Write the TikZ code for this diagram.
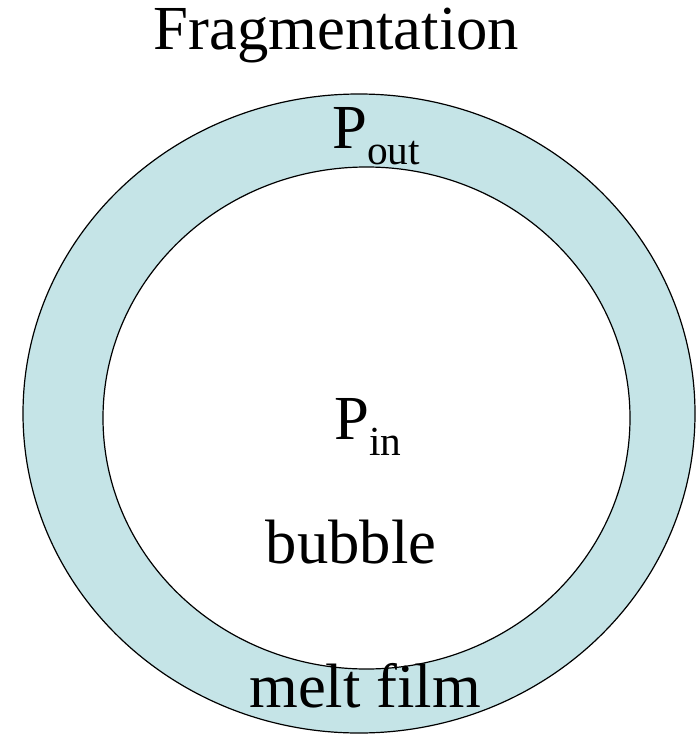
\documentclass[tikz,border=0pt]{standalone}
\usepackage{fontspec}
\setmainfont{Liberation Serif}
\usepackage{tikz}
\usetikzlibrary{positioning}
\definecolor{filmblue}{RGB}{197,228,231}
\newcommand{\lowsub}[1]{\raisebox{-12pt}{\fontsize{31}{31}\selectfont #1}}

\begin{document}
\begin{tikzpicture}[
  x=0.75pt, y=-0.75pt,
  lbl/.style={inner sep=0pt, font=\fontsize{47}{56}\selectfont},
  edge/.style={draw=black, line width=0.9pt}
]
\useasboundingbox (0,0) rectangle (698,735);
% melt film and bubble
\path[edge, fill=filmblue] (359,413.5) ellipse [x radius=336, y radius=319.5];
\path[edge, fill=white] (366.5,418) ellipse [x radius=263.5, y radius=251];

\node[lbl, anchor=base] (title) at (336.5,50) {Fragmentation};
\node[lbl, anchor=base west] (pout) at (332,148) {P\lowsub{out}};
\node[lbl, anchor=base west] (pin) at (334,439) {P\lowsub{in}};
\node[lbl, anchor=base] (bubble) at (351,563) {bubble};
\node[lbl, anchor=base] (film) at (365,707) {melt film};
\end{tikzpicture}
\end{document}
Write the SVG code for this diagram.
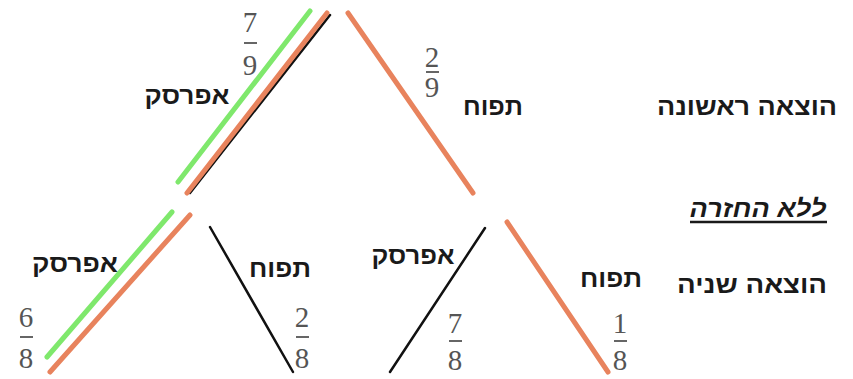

| Written problem |
Copy every entry exactly as written. Pictures are excluded.

| Task response |
Write the TikZ code for this diagram.
\documentclass[tikz,border=0pt]{standalone}
\usepackage{fontspec}
\setmainfont{Liberation Serif}
\usepackage{tikz}
\usetikzlibrary{positioning}
\definecolor{filmblue}{RGB}{197,228,231}
\newcommand{\lowsub}[1]{\raisebox{-12pt}{\fontsize{31}{31}\selectfont #1}}

\begin{document}
\begin{tikzpicture}[
  x=0.75pt, y=-0.75pt,
  lbl/.style={inner sep=0pt, font=\fontsize{47}{56}\selectfont},
  edge/.style={draw=black, line width=0.9pt}
]
\useasboundingbox (0,0) rectangle (698,735);
% melt film and bubble
\path[edge, fill=filmblue] (359,413.5) ellipse [x radius=336, y radius=319.5];
\path[edge, fill=white] (366.5,418) ellipse [x radius=263.5, y radius=251];

\node[lbl, anchor=base] (title) at (336.5,50) {Fragmentation};
\node[lbl, anchor=base west] (pout) at (332,148) {P\lowsub{out}};
\node[lbl, anchor=base west] (pin) at (334,439) {P\lowsub{in}};
\node[lbl, anchor=base] (bubble) at (351,563) {bubble};
\node[lbl, anchor=base] (film) at (365,707) {melt film};
\end{tikzpicture}
\end{document}
Write the SVG code for this diagram.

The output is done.